4. Tier 2 — Intermediate: GraspNet-Style Deep Learning

4.1 Overview

GraspNet (GraspNet-1B: 6-DoF Grasp Detection) predicts 6-DoF grasp poses (position + orientation + gripper width) from a single RGB-D image / point cloud. The pipeline:

  RGB-D Image / Point Cloud
  Sample Grasp Candidates (tens of thousands)
  [x, y, z, roll, pitch, yaw, gripper_width]
  Grasp Quality CNN Scorer
  [Q(success) ∈ [0, 1] for each candidate]
  Non-Maximum Suppression → Top-K Grasps
  Execute (IK → trajectory → gripper close)

4.2 Grasp Representation — 6-DoF Pose

A grasp is fully specified by:

\[ \mathcal{G} = (\mathbf{p}, \mathbf{R}, w) \]
Symbol Meaning Range
\(\mathbf{p} \in \mathbb{R}^3\) Grasp position (contact midpoint) World coords
\(\mathbf{R} \in SO(3)\) Grasp orientation (gripper frame) 3-DoF rotation
\(w\) Gripper width (fingers open) 0 – 0.08 m

Gripper frame convention: \(x\)-axis = approach direction, \(z\)-axis = finger closing direction.

4.3 Grasp Quality Metrics

Before learning, we can evaluate grasps analytically:

Force Closure: A grasp achieves force closure if any external wrench can be counteracted by contact forces.

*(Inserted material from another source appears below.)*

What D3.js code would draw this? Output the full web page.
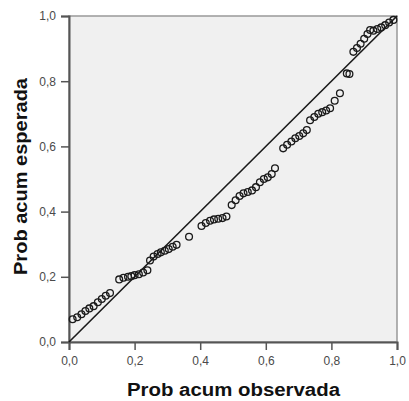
<!DOCTYPE html>
<html>
<head>
<meta charset="utf-8">
<script src="https://cdn.jsdelivr.net/npm/d3@7"></script>
<style>
body { margin: 0; background: #fff; }
text { font-family: "Liberation Sans", Arial, sans-serif; }
</style>
</head>
<body>
<svg id="chart" width="409" height="401"></svg>
<script>
// P-P plot: observed vs expected cumulative probability
const obs = [
    0.011, 0.025, 0.038, 0.050, 0.062, 0.075, 0.088, 0.100, 0.112, 0.125,
    0.153, 0.166, 0.180, 0.190, 0.200, 0.213, 0.226, 0.239,
    0.247, 0.258, 0.270, 0.280, 0.292, 0.304, 0.316, 0.328,
    0.366,
    0.404, 0.417, 0.430, 0.442, 0.455, 0.468, 0.480,
    0.496, 0.508, 0.520, 0.532, 0.545, 0.558, 0.570, 0.582, 0.594, 0.606, 0.618, 0.628,
    0.653, 0.665, 0.678, 0.690, 0.702, 0.714, 0.725, 0.735, 0.748, 0.760, 0.772, 0.784, 0.796, 0.810, 0.826,
    0.847, 0.855,
    0.867, 0.878, 0.889, 0.900, 0.910, 0.918, 0.928, 0.940, 0.952, 0.964, 0.976, 0.989
];
const esp = [
    0.070, 0.076, 0.085, 0.095, 0.103, 0.110, 0.122, 0.132, 0.142, 0.150,
    0.192, 0.197, 0.200, 0.202, 0.205, 0.208, 0.213, 0.220,
    0.250, 0.262, 0.270, 0.275, 0.280, 0.285, 0.292, 0.298,
    0.323,
    0.356, 0.365, 0.372, 0.376, 0.378, 0.380, 0.385,
    0.420, 0.435, 0.448, 0.456, 0.460, 0.465, 0.475, 0.490, 0.500, 0.505, 0.515, 0.533,
    0.594, 0.605, 0.615, 0.625, 0.632, 0.640, 0.650, 0.680, 0.690, 0.700, 0.705, 0.710, 0.717, 0.740, 0.763,
    0.824, 0.822,
    0.890, 0.902, 0.915, 0.930, 0.945, 0.957, 0.955, 0.960, 0.965, 0.972, 0.980, 0.988
];
const ticks = [0, 0.2, 0.4, 0.6, 0.8, 1.0];
const tickLabels = ["0,0", "0,2", "0,4", "0,6", "0,8", "1,0"];
const diag = [0, 1];

const svg = d3.select("#chart");
const mLeft = 69, mRight = 397, mTop = 16, mBottom = 342;

const x = d3.scaleLinear().domain([0, 1]).range([mLeft, mRight]);
const y = d3.scaleLinear().domain([0, 1]).range([mBottom, mTop]);

// plot background + frame
svg.append("rect")
    .attr("x", mLeft).attr("y", mTop)
    .attr("width", mRight - mLeft).attr("height", mBottom - mTop)
    .attr("fill", "#f0f0f0")
    .attr("stroke", "#999").attr("stroke-width", 1.5);

const fmt = d => tickLabels[ticks.indexOf(d)];

const xAxis = svg.append("g")
    .attr("transform", `translate(0,${mBottom})`)
    .call(d3.axisBottom(x).tickValues(ticks).tickFormat(fmt).tickSize(8).tickPadding(6));
const yAxis = svg.append("g")
    .attr("transform", `translate(${mLeft},0)`)
    .call(d3.axisLeft(y).tickValues(ticks).tickFormat(fmt).tickSize(8).tickPadding(5));

[xAxis, yAxis].forEach(g => {
    g.select(".domain").attr("stroke", "#555").attr("stroke-width", 2);
    g.selectAll(".tick line").attr("stroke", "#555").attr("stroke-width", 1.5);
    g.selectAll(".tick text")
        .attr("fill", "#4a4a4a")
        .style("font-size", "12px")
        .style("font-family", "'Liberation Sans', Arial, sans-serif");
});

// reference diagonal
svg.append("line")
    .attr("x1", x(diag[0])).attr("y1", y(diag[0]))
    .attr("x2", x(diag[1])).attr("y2", y(diag[1]))
    .attr("stroke", "#1a1a1a").attr("stroke-width", 1.6);

// points
svg.append("g")
    .selectAll("circle")
    .data(obs)
    .enter().append("circle")
    .attr("cx", d => x(d))
    .attr("cy", (d, i) => y(esp[i]))
    .attr("r", 3.4)
    .attr("fill", "none")
    .attr("stroke", "#1a1a1a")
    .attr("stroke-width", 1.3);

// axis titles
svg.append("text")
    .attr("x", 233.5).attr("y", 396)
    .attr("text-anchor", "middle")
    .attr("textLength", 213).attr("lengthAdjust", "spacingAndGlyphs")
    .style("font-size", "18px").style("font-weight", "bold")
    .attr("fill", "#111")
    .text("Prob acum observada");

svg.append("text")
    .attr("transform", "translate(27,176.5) rotate(-90)")
    .attr("text-anchor", "middle")
    .attr("textLength", 197).attr("lengthAdjust", "spacingAndGlyphs")
    .style("font-size", "18px").style("font-weight", "bold")
    .attr("fill", "#111")
    .text("Prob acum esperada");
</script>
</body>
</html>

Condition for 2-finger planar grasp:

\[ \mathbf{G} \mathbf{f} = -\mathbf{w}_{ext} \quad \text{(wrench balance)} \]

where \(\mathbf{G}\) is the Grasp Matrix and \(\mathbf{f}\) are contact forces.

Epsilon Quality \(\epsilon \in [0, 1]\): Largest wrench that can be applied in any direction while keeping unit contact forces:

\[ \epsilon = \min_{\mathbf{f}, \|\mathbf{f}\| \leq 1} \max_{\|\mathbf{w}\|=1} \mathbf{w}^T \mathbf{G} \mathbf{f} \]

Higher \(\epsilon\) = more robust grasp.

Wrench Space Volume: Volume of the grasp wrench space (GWS), approximated as:

\[ V_{GWS} = \det\left(\mathbf{G} \mathbf{G}^T\right)^{1/2} \]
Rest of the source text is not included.